A veces pienso bien y a veces pienso mal de la juventud. La mía transcurrió en los '60, que fue cuando se inventó la juventud. Y ahora, recordando, la mayor parte de las propuestas revolucionarias fueron ridículas y triviales. Nos queríamos hacer hippies o irnos a Cuba, qué sé yo. Y yo lo que viví, a los veintinueve años, fue el repliegue de todo lo hippie en California, y a la guerra de Vietnam vista "desde adentro". Y ahí vi el esplendor y la decadencia de toda una época. Me fui a los Estados Unidos en 1978. Acá no se podía estar. Ojo, había gente que estaba feliz con los milicos.

¿Sí?

Claro, porque cuando hay dictadura nadie te "afana" nada. Podés llegar tarde a tu casa porque no hay ladrones. Pero la gente no se da cuenta de que tenés que elegir entre ser libre o ser un esclavo asegurado. Y la gente suele elegir ser un esclavo asegurado. Hablá con cualquiera y te va a decir lo mismo: "Yo lo que quiero es seguridad". Obvio, tienen miedo y es genuino ese temor. Pero la pregunta correcta es qué estás dispuesto a dar a cambio de esa seguridad. ¿Llegarías a entregar la libertad? No me cabe la menor duda. Pero, ¿yo qué soy? ¿Sociólogo? No, yo soy novelista. Hablemos de literatura.

De acuerdo. ¿Cómo lo trata la camarilla literaria?

Para empezar, creo que no me dan mucha bolilla. Los escritores no nos tratamos casi entre nosotros. Nunca hay demasiado amor y hay una fuerte competencia. Yo tengo un público pequeño de lectores, pero por suerte tengo eso.
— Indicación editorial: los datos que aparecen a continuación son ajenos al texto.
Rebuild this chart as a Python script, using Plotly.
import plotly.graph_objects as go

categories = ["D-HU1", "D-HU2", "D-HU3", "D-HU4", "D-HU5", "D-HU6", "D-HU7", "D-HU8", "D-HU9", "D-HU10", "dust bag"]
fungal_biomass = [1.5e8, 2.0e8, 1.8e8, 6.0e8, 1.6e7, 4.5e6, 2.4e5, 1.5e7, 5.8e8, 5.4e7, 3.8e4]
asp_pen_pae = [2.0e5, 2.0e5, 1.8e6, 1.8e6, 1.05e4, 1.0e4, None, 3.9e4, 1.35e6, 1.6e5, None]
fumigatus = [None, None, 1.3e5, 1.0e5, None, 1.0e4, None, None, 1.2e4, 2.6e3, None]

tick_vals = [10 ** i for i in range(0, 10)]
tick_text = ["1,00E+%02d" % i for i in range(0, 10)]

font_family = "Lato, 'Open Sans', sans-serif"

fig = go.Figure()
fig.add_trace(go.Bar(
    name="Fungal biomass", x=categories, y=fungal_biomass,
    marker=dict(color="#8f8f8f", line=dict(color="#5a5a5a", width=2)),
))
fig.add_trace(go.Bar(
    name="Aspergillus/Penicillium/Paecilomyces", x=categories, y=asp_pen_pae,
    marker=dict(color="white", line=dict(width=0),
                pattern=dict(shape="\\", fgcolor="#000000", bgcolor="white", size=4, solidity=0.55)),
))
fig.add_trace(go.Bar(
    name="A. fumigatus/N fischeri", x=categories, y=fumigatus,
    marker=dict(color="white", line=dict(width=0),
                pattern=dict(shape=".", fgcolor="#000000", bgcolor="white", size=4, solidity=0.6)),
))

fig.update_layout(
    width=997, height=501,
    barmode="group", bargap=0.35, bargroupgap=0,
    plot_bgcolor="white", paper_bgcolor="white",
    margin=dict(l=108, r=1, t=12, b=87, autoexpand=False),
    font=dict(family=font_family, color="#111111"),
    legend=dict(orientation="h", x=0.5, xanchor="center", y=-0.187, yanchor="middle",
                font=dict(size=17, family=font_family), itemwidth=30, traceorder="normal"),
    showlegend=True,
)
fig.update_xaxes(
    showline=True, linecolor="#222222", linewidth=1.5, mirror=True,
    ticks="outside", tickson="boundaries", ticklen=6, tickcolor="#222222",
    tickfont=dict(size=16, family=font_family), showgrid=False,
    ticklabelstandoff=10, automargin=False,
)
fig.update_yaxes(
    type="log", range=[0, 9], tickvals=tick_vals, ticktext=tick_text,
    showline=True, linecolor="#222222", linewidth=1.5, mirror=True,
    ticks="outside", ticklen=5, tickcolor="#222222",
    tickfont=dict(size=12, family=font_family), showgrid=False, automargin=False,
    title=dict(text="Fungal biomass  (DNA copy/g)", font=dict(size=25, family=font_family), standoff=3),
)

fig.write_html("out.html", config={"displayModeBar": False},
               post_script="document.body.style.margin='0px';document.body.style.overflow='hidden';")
No tengo nada más. Ni fama ni cosa que se le parezca. Más bien hago mi carrera de forma silenciosa. Me pierdo muchas cosas porque no voy a congresos, porque para mí no aportan gran cosa. Lo que sí doy son charlas sobre literatura.

¿Y quiénes van?

Pocos jóvenes y muchas señoras mayores.

Lo mismo le pasaba a Rodolfo Fogwill. Siempre se quejaba: "¡Se me llena todo de viejas!".

¿De veras decía eso? Porque es tal cual. Ayer hablé en una charla y había cuatro jóvenes y un montón de gente grande. Había mucha gente de cincuenta y viejas decididas. Decisivas viejas.

Volvamos a la literatura. ¿Para qué sirve?

Para sacarte de los lugares cómodos. Si no, no es. La escritura tiene que ser joven, vital y sobre todo, complicada. No importa que sea coloquial, pero lo que siempre debe hacer un texto es complicarte la vida. Si no te complica la vida, no sirve.

¿Por eso define a la suya como una "estética del sobresalto"?

Exactamente. La literatura tiene que sobresaltarte. Tenés que preguntarte cosas al leer. Saltar, saltar valores. Entrar en otra forma de decir, como sucedía con el carnaval de los años '50.